7 Haziran seçimleri öncesinde CHP, asgari ücreti 1300 lira vadettiğinde, AKP ile birlikte “kaynak nerede” diye soran, AKP 1300 lira yaptığında ise alkışlayan, payanda Hak-İş’in tavrı bir kenara, Türk-İş’in kıdem tazminatı için ciddi bir handikabı var. Çünkü 2011 yılında yapılan 21. Genel Kurulda alınan ve 2015 yılında 22. Genel Kurul’da tekrarlanan karar Türk-İş yönetimine konuyu müzakere etme hakkı ve yetkisi tanımıyor. Karar son derece açık; “Kıdem Tazminatı, Türkiye işçi sınıfının ve Türk-İş’in kırmızı çizgisidir.Türk-İş Genel Kurulu; bugün çalışanlar ve gelecekte çalışacak olanlar için, kıdem tazminatının mevcut haliyle korunmasından yanadır. Kıdem tazminatının fona devredilmesi, süresinin azaltılması gibi bu hakkın tasfiyesine ya da zayıflatılmasına yönelik her türlü girişim karşında Türk-İş’in cevabı genel grev olacaktır.”

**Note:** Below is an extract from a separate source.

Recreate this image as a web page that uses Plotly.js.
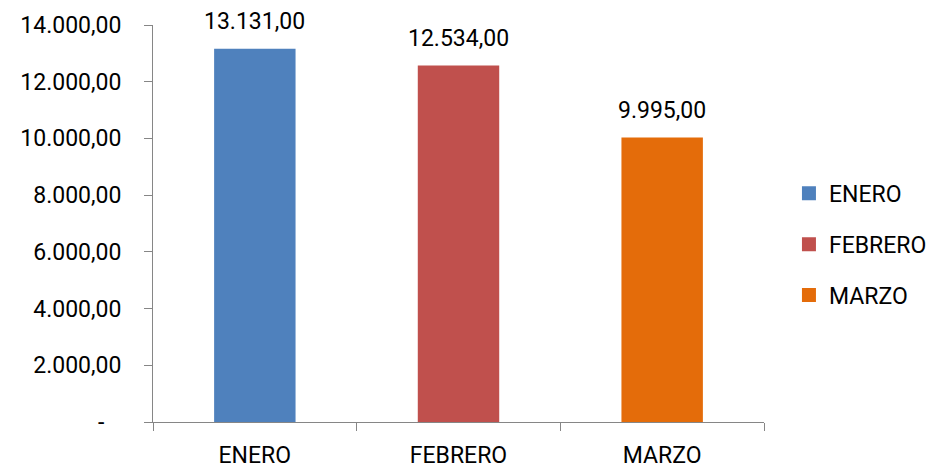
<!DOCTYPE html>
<html>
<head>
<meta charset="utf-8">
<script src="https://cdn.plot.ly/plotly-3.0.1.min.js"></script>
<style>html,body{margin:0;padding:0;background:#fff;}#chart{width:926px;height:468px;}</style>
</head>
<body>
<div id="chart"></div>
<script>
const categories = ['ENERO', 'FEBRERO', 'MARZO'];
const values = [13131, 12534, 9995];
const valueLabels = ['13.131,00', '12.534,00', '9.995,00'];
const colors = ['#4F81BD', '#C0504D', '#E46C0A'];
const tickValues = [0, 2000, 4000, 6000, 8000, 10000, 12000, 14000];
const tickLabels = ['-\u00a0\u00a0\u00a0', '2.000,00', '4.000,00', '6.000,00', '8.000,00', '10.000,00', '12.000,00', '14.000,00'];

const FONT = 'Roboto, sans-serif';
const FS = 23;

const traces = categories.map((c, i) => ({
  type: 'bar',
  name: c,
  x: [c],
  y: [values[i]],
  marker: {color: colors[i], line: {color: colors[i], width: 2}},
  legendgroup: 'g' + i,
  hoverinfo: 'skip'
}));

const annotations = categories.map((c, i) => ({
  x: c, y: values[i], xref: 'x', yref: 'y',
  text: valueLabels[i], showarrow: false,
  yanchor: 'bottom', yshift: 13,
  font: {family: FONT, size: FS, color: '#000'}
}));

const layout = {
  width: 926, height: 468,
  margin: {l: 153, r: 162, t: 25, b: 46, autoexpand: false},
  paper_bgcolor: '#fff', plot_bgcolor: '#fff',
  barmode: 'overlay',
  bargap: 0.61,
  font: {family: FONT, size: FS, color: '#000'},
  annotations: annotations,
  xaxis: {
    categoryorder: 'array', categoryarray: categories,
    showline: true, linecolor: '#868686', linewidth: 1,
    ticks: 'outside', tickson: 'boundaries', ticklen: 8, tickcolor: '#868686',
    showgrid: false, zeroline: false,
    tickfont: {family: FONT, size: FS, color: '#000'},
    ticklabelstandoff: 12
  },
  yaxis: {
    range: [0, 14000],
    tickvals: tickValues, ticktext: tickLabels,
    showline: true, linecolor: '#868686', linewidth: 1,
    ticks: 'outside', ticklen: 8, tickcolor: '#868686',
    showgrid: false, zeroline: false,
    tickfont: {family: FONT, size: FS, color: '#000'},
    ticklabelstandoff: 18
  },
  showlegend: true,
  legend: {
    xref: 'container', yref: 'container',
    x: 0.852, xanchor: 'left', y: 0.478, yanchor: 'middle',
    font: {family: FONT, size: FS, color: '#000'},
    traceorder: 'grouped', tracegroupgap: 18,
    bgcolor: 'rgba(0,0,0,0)'
  }
};

Plotly.newPlot('chart', traces, layout, {displayModeBar: false, staticPlot: true});
</script>
</body>
</html>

Türk-İş Genel Kurul Kararı, kıdem tazminatının bugün ve gelecekte çalışacak olanlar için mevcut haliyle korunmasından başka hiç bir seçeneğe açık kapı bırakmazken, Türk-İş yönetiminin Cumhurbaşkanı’nı ziyaret ederek, hazine güvencesi ve 30 günün korunmasını istemesi açık bir biçimde kıdem tazminatının fona devredilmesini kabul ettiğinin işaretidir. Türk-İş yönetimi bu tavrıyla Genel Kurul iradesini yok saymakla kalmıyor, çalışma hayatının tamamen güvencesizleştirilmesi sürecine yol vereceğini de ilan etmiş oluyor. Bu durumda iş başa düşüyor, işçilerin tabandan örgütlenerek, sendika-konfederasyon ayrımı yapmadan “kıdem tazminatını savunma komitelerinde” birleşmesinden ve mücadeleye girişmesinden başka seçenek yok. Böyle bir adım, pabucun pahalı olduğunu iktidara göstereceği gibi, sendikaları da işçinin yanında, işçinin hakları için harekete geçmeye zorlayacaktır.